The paper proposes using hashing modular partition scheme to achive workload balance, i.e. Each intermediate output file has similar data size.
The paper says MR system guarantees intermediate keys are sorted within the same partition. However, no further details explains how this process is running.

Reduce Network Transfer

Network bandwidth is a main contraints for distributed systems back to 2000s. The paper cliams the whole MR system share the network in a tree hierarchy structure, i.e. Neighbour machines share the same switch, and lower level switch shares the same higher level switch. This makes each server only shares very limited network bandwidth. For example, if the root switch has a bandwidth of 1Gbits/s, while there are 32 servers in this local network, then each server could only leverage a bandwidth of 32Mbits/s.
In MR system, Master will assign Map or Reduce task to a worker that is near to the server which stores the input data file, in order to prevent unnecessary network data transfer.
However, modern MR system tends to separates MapReduce cluster from data storage cluster since they assume network is extremly fast nowdays.

Reduce long tail lantency

In MR system, the long execution of the final Map or Reduce task(Caused by lower disk IO or CPU) will cause high tail lantency of the whole MapReduce task (See Evaluation part ).
MR uses Backup Execution to solve this problem: Master notifies multiple workers to execute the same task individually.
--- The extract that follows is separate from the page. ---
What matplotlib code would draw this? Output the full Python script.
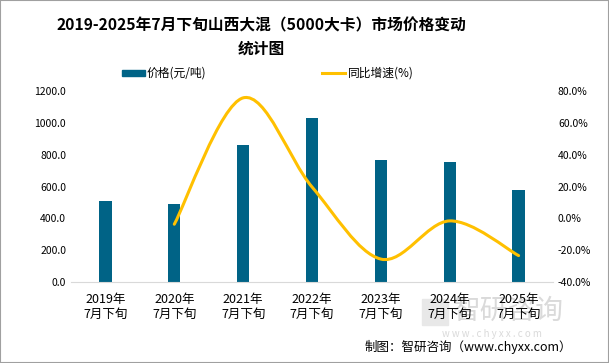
import numpy as np
import matplotlib
matplotlib.use('Agg')
import matplotlib.pyplot as plt
from matplotlib.path import Path
import matplotlib.patches as patches

plt.rcParams['font.family'] = ['Noto Sans CJK SC', 'DejaVu Sans']

# 数据
years = ['2019年\n7月下旬', '2020年\n7月下旬', '2021年\n7月下旬', '2022年\n7月下旬',
         '2023年\n7月下旬', '2024年\n7月下旬', '2025年\n7月下旬']
price = [509, 490, 861, 1031, 767, 755, 578]
growth = [None, -3.7, 75.7, 19.7, -25.6, -1.6, -23.4]

BAR_C = '#006386'
LINE_C = '#FFC000'

fig = plt.figure(figsize=(6.09, 3.63), dpi=100)
ax = fig.add_axes([0.1166, 0.2231, 0.7915, 0.5262])
ax.set_facecolor('none')
ax2 = ax.twinx()

x = np.arange(len(years))
ax.bar(x, price, width=0.18, color=BAR_C, zorder=2)
ax.set_xlim(-0.5, len(years) - 0.5)
ax.set_ylim(0, 1200)
ax.set_yticks(np.arange(0, 1201, 200))
ax.set_yticklabels([f'{v:.1f}' for v in np.arange(0, 1201, 200)], fontsize=7.5)
ax.set_xticks(x)
ax.set_xticklabels(years, fontsize=9, linespacing=1.2)

ax2.set_ylim(-40, 80)
ax2.set_yticks(np.arange(-40, 81, 20))
ax2.set_yticklabels([f'{v:.1f}%' for v in np.arange(-40, 81, 20)], fontsize=7.5)

for a in (ax, ax2):
    for s in ('top', 'left', 'right'):
        a.spines[s].set_visible(False)
    a.tick_params(length=0)
ax.spines['bottom'].set_color('#d9d9d9')
ax2.spines['bottom'].set_visible(False)
ax.tick_params(axis='x', pad=8)

# 平滑曲线 (Bezier)
pts = [(i, g) for i, g in zip(x, growth) if g is not None]
verts = [pts[0]]
codes = [Path.MOVETO]
for k in range(len(pts) - 1):
    p0 = pts[k - 1] if k > 0 else pts[k]
    p1 = pts[k]
    p2 = pts[k + 1]
    p3 = pts[k + 2] if k + 2 < len(pts) else pts[k + 1]
    c1 = (p1[0] + (p2[0] - p0[0]) / 6, p1[1] + (p2[1] - p0[1]) / 6)
    c2 = (p2[0] - (p3[0] - p1[0]) / 6, p2[1] - (p3[1] - p1[1]) / 6)
    verts += [c1, c2, p2]
    codes += [Path.CURVE4] * 3
curve = patches.PathPatch(Path(verts, codes), facecolor='none', edgecolor=LINE_C,
                          lw=2.2, capstyle='round', zorder=3)
ax2.add_patch(curve)

# 标题
fig.text(261 / 609, 1 - 37 / 363, '2019-2025年7月下旬山西大混（5000大卡）市场价格变动\n统计图',
         ha='center', va='center', fontsize=11.3, fontweight='bold', linespacing=1.55)

# 图例
fig.patches.append(patches.Rectangle((122 / 609, 1 - 76 / 363), 23 / 609, 6 / 363,
                                     transform=fig.transFigure, color=BAR_C))
fig.text(147 / 609, 1 - 73 / 363, '价格(元/吨)', fontsize=8.5, va='center')
fig.lines.append(plt.Line2D([322 / 609, 345 / 609], [1 - 73 / 363, 1 - 73 / 363],
                            transform=fig.transFigure, color=LINE_C, lw=2.2))
fig.text(348 / 609, 1 - 73 / 363, '同比增速(%)', fontsize=8.5, va='center')

# 水印 (放在坐标轴之下)
fig.patches.append(patches.Rectangle((422 / 609, 1 - 325 / 363), 26 / 609, 26 / 363,
                                     transform=fig.transFigure, color='#e8e8e8', zorder=-1))
fig.text(508 / 609, 1 - 311 / 363, '智研咨询', fontsize=20, color='#dadada',
         ha='center', va='center', zorder=-1)
fig.text(492 / 609, 1 - 334 / 363, 'w w w . c h y x x . c o m', fontsize=7,
         color='#dadada', ha='center', va='center', zorder=-1)

# 来源
fig.text(572 / 609, 1 - 347 / 363, '制图：智研咨询（www.chyxx.com）', fontsize=9,
         ha='right', va='center')

# 边框
fig.patches.append(patches.Rectangle((0, 0), 1, 1, transform=fig.transFigure,
                                     fill=False, edgecolor='#a0a0a0', lw=1.5))

fig.savefig('out.png', dpi=100)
The first server that finishes this job will commit its results.

Additional Materials

MIT 6.824 Lab1 requires you to implement a simplified MapReduce system and is able to execute a word counter demo.
Hadoop: The definitive guide describes a modern MR system implementation of Hadoop MapReduce system.

Expressions

Failing that, it attempts to schedule a map task near a replica of that task’s input data

翻译：Failing that被译为“如果做不到这一点“。

Ideally, M and R should be much larger than the number of worker machines

翻译：”Ideally” 被翻译为“在理想情况下“

Users have found the counter facility useful for sanity checking the behavior of MapReduce operations

翻译：Sanity checking意为验证正确性。

The worker deaths show up as a negative input rate since some previously completed map work disappears (since the corresponding map workers were killed) and needs to be redone.

翻译：show up 意为“出现“，这里的翻译是：”服务线程的死亡(server failure)以负的输入速率的形式展现。”